◆ WHAT IS ASKED
The lines to extract run from the first line of the material below to the line containing "Y_TICKS = [0, 0.5, 1, 1.5, 2, 2.5, 3]", both included; leave the pictures behind.
○ ○ ○ ○
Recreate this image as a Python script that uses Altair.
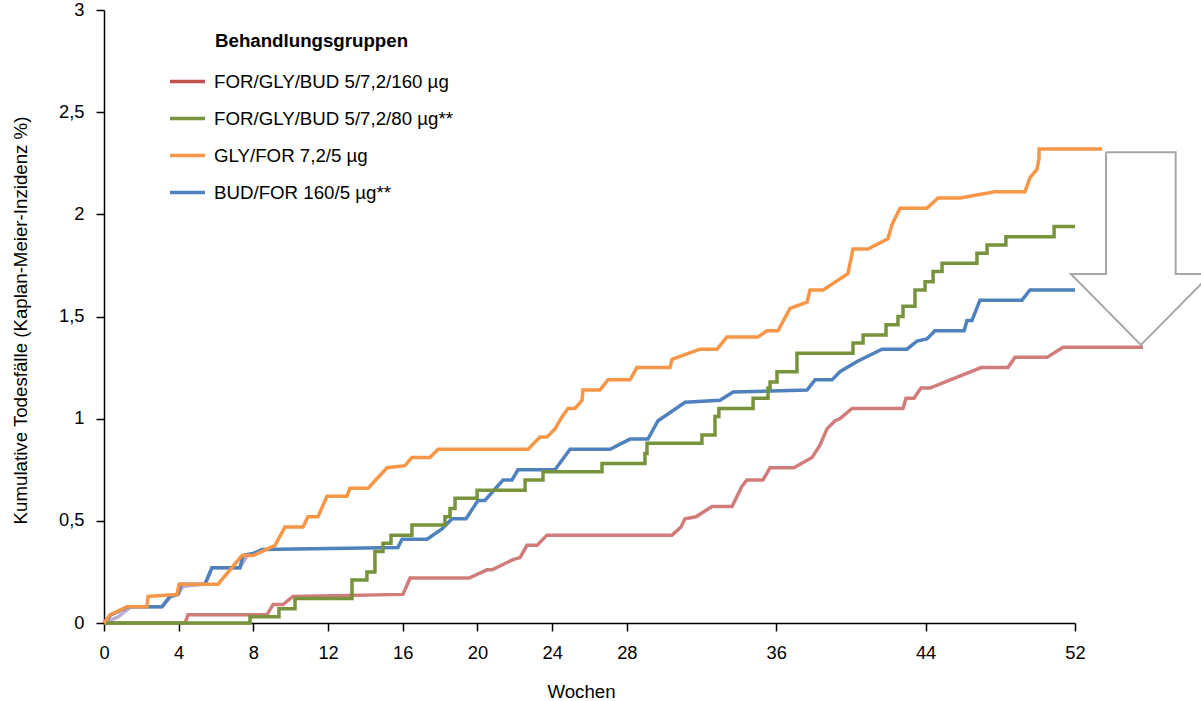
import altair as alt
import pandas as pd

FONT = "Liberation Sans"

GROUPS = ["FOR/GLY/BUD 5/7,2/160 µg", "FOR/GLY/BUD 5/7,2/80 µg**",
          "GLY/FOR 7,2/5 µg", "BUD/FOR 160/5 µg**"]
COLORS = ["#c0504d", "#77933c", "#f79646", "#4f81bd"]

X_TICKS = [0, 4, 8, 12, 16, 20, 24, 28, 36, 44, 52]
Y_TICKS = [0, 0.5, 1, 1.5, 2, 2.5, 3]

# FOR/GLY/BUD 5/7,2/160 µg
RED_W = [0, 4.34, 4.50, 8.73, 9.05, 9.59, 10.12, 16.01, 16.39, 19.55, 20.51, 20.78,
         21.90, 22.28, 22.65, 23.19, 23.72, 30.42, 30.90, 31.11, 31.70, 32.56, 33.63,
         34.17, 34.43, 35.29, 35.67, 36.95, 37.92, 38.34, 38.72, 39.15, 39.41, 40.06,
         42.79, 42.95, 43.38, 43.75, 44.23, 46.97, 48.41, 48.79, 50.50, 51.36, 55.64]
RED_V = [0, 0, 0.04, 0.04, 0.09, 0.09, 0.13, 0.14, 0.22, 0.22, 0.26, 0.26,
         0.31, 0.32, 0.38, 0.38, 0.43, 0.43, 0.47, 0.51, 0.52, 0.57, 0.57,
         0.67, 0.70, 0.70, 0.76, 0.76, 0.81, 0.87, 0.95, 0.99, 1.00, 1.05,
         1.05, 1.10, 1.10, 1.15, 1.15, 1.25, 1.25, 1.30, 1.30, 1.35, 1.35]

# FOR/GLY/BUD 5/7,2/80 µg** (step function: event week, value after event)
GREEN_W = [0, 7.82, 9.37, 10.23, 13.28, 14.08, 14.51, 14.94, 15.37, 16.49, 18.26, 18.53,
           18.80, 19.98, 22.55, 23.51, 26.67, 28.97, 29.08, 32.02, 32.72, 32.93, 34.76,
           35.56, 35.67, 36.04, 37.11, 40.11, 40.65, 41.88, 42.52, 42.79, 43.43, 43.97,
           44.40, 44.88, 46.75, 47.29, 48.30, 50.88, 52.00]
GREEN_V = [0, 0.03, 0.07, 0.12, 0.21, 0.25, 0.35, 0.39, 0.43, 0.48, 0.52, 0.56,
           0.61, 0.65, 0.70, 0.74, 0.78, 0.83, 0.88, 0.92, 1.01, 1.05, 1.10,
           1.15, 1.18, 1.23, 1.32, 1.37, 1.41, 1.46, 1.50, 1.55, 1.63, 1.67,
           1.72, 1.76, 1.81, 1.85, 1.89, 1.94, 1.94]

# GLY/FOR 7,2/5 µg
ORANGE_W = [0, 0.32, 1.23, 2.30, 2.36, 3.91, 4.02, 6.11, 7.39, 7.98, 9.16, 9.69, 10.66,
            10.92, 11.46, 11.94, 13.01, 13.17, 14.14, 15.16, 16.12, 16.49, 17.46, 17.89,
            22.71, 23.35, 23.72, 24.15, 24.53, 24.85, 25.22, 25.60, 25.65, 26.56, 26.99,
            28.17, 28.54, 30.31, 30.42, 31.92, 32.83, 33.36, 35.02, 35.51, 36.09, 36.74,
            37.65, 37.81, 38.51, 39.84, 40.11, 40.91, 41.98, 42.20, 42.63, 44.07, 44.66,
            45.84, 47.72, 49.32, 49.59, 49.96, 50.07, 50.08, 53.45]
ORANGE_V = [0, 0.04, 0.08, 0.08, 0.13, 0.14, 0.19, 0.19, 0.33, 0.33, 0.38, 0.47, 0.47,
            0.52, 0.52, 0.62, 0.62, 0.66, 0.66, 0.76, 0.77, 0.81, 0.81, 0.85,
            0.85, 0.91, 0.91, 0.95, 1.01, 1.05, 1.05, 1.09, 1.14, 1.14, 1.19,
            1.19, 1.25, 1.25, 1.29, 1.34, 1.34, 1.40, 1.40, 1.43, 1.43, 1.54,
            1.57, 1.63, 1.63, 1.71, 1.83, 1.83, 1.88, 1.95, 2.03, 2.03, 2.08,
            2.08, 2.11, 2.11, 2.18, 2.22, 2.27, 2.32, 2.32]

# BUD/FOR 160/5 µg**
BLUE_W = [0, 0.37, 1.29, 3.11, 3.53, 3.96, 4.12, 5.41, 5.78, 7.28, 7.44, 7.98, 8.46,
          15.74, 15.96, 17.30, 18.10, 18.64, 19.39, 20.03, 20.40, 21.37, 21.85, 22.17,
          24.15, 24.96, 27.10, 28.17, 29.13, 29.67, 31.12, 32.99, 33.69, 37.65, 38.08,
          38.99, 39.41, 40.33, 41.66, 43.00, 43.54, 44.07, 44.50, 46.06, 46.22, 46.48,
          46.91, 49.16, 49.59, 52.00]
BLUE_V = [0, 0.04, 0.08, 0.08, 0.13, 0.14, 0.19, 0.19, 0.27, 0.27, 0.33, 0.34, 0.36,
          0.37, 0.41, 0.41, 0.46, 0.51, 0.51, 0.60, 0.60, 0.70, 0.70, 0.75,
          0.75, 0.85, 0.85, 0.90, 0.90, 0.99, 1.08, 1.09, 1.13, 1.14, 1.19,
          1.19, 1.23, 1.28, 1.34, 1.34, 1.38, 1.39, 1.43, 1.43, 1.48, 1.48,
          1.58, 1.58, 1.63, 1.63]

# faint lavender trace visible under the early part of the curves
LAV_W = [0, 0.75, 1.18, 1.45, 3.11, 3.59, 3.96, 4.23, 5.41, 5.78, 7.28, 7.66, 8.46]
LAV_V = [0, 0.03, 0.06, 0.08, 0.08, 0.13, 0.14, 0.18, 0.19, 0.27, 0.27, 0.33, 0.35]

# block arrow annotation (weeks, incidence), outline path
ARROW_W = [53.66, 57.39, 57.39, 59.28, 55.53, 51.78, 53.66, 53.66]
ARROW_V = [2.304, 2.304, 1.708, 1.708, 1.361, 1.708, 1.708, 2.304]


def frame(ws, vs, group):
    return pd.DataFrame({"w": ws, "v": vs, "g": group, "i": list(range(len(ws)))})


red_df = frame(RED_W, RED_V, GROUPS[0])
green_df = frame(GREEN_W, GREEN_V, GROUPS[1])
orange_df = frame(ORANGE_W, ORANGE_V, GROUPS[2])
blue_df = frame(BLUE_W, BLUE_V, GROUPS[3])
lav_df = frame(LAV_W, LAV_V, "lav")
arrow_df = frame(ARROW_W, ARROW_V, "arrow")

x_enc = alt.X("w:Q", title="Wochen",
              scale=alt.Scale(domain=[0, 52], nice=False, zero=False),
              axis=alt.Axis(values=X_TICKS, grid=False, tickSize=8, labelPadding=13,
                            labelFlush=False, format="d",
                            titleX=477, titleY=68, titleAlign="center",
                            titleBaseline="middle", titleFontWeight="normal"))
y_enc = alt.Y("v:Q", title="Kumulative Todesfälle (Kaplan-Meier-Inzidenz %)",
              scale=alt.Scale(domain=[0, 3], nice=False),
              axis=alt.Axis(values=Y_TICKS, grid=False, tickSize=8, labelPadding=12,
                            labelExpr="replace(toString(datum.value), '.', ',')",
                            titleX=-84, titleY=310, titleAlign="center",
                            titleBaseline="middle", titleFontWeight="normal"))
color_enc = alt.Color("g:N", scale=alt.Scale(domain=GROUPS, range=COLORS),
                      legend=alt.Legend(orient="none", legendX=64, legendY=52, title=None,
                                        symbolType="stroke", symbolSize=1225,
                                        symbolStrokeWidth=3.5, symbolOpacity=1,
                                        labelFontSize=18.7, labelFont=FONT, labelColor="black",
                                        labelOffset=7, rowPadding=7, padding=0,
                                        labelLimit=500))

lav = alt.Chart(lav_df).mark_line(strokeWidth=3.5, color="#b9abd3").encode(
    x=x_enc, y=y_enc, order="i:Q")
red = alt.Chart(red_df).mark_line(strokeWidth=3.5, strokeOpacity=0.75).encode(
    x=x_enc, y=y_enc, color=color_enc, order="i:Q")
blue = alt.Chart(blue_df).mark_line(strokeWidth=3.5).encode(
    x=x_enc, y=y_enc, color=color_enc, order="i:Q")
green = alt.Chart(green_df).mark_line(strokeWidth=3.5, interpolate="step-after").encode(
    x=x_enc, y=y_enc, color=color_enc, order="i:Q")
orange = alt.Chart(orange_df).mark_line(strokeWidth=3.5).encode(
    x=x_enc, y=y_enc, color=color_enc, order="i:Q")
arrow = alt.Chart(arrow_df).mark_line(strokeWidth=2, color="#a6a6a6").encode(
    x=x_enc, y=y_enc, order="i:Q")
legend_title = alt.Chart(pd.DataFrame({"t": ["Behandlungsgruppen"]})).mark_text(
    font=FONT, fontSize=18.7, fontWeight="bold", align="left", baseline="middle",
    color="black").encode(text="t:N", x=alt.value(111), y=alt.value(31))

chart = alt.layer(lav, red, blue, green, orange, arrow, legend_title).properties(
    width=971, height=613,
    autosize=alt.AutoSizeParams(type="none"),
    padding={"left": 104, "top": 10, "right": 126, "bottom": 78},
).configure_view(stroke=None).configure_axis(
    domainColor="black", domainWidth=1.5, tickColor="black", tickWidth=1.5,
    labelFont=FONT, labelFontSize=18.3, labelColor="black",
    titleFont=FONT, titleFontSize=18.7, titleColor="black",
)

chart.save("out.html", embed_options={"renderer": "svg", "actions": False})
○ ○ ○ ○
◆ EXERCISE RESPONSE
Recreate this image as a Python script that uses Altair.
import altair as alt
import pandas as pd

FONT = "Liberation Sans"

GROUPS = ["FOR/GLY/BUD 5/7,2/160 µg", "FOR/GLY/BUD 5/7,2/80 µg**",
          "GLY/FOR 7,2/5 µg", "BUD/FOR 160/5 µg**"]
COLORS = ["#c0504d", "#77933c", "#f79646", "#4f81bd"]

X_TICKS = [0, 4, 8, 12, 16, 20, 24, 28, 36, 44, 52]
Y_TICKS = [0, 0.5, 1, 1.5, 2, 2.5, 3]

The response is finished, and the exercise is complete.